我說,我現在喜歡多倫多的生活,簡單,樸素.我覺得我的人生,不必太悲傷,也不必太謙卑更不必太輕狂,還不必太浪漫,也不必太頹廢,但不能太失敗.不能像某個移民累死後還要父母滿街去討殤葬費用.

所以,我真的決心在我的書架上留一筆現金,準備萬一卒死了,就拿去消滅屍體,不用去化緣.網上聊天時候,我還把這打算告訴了石頭.

石頭笑了,,她也這麽想她的未來.萬一她死了,我還沒死,要請我把她骨灰灑在安大略湖心,加美邊界的地方.那應該是湖的中心地帶.

石頭又說,那你老魚那你寫寫你在多倫多的樸素生活吧.你應該有寫作環境了,剛失戀,不是說痛苦出詩人嗎?你應該開始了.

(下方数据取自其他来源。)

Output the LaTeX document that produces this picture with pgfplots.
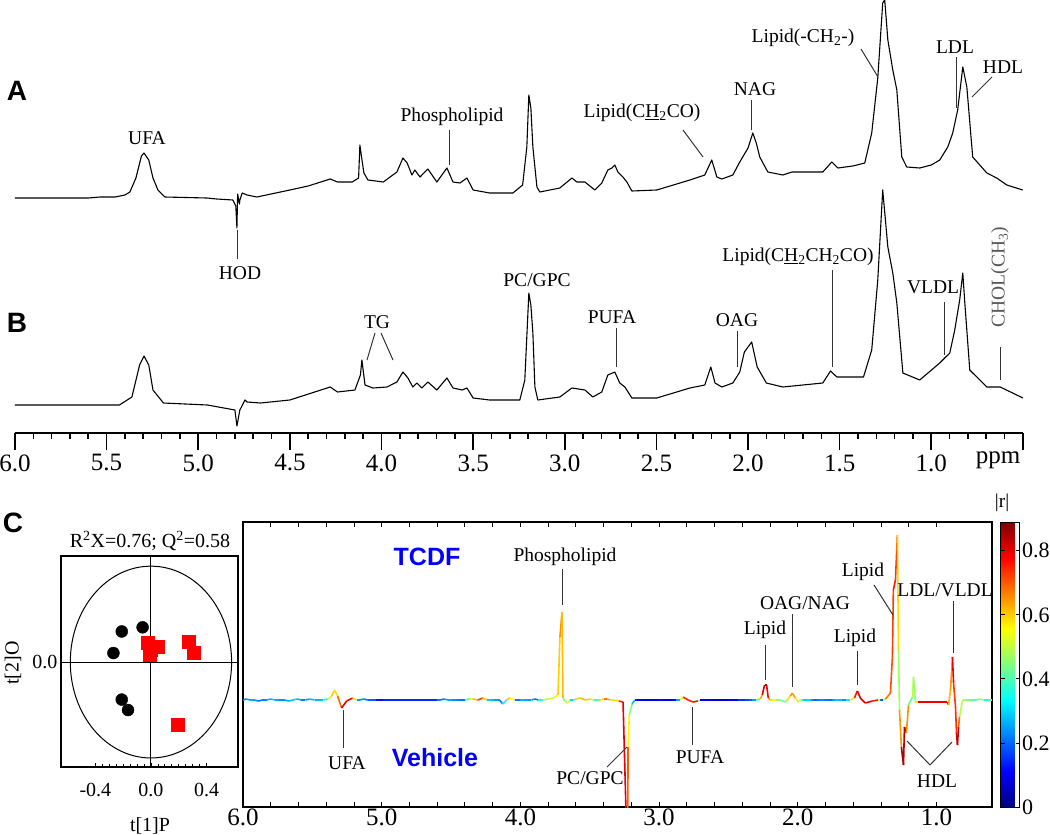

我說,以後吧.寫寫我如何和你同居.不做愛不接吻的同居.

她笑了,,這是變態.真正的變態.

她說,她問過同學朋友親人,都說是變態.類似她和我,住在隔壁這麽近,坐在椅子上大聲說話對方也可以聽見,卻還要用網絡和對方聊天,這不是變態是啥?

我說,看來有些人的人生不變態都不行.

她又問,還想念W?

我想了想說,和她在精神上,會是一生的朋友.

我還加了一句,和你石頭,也是.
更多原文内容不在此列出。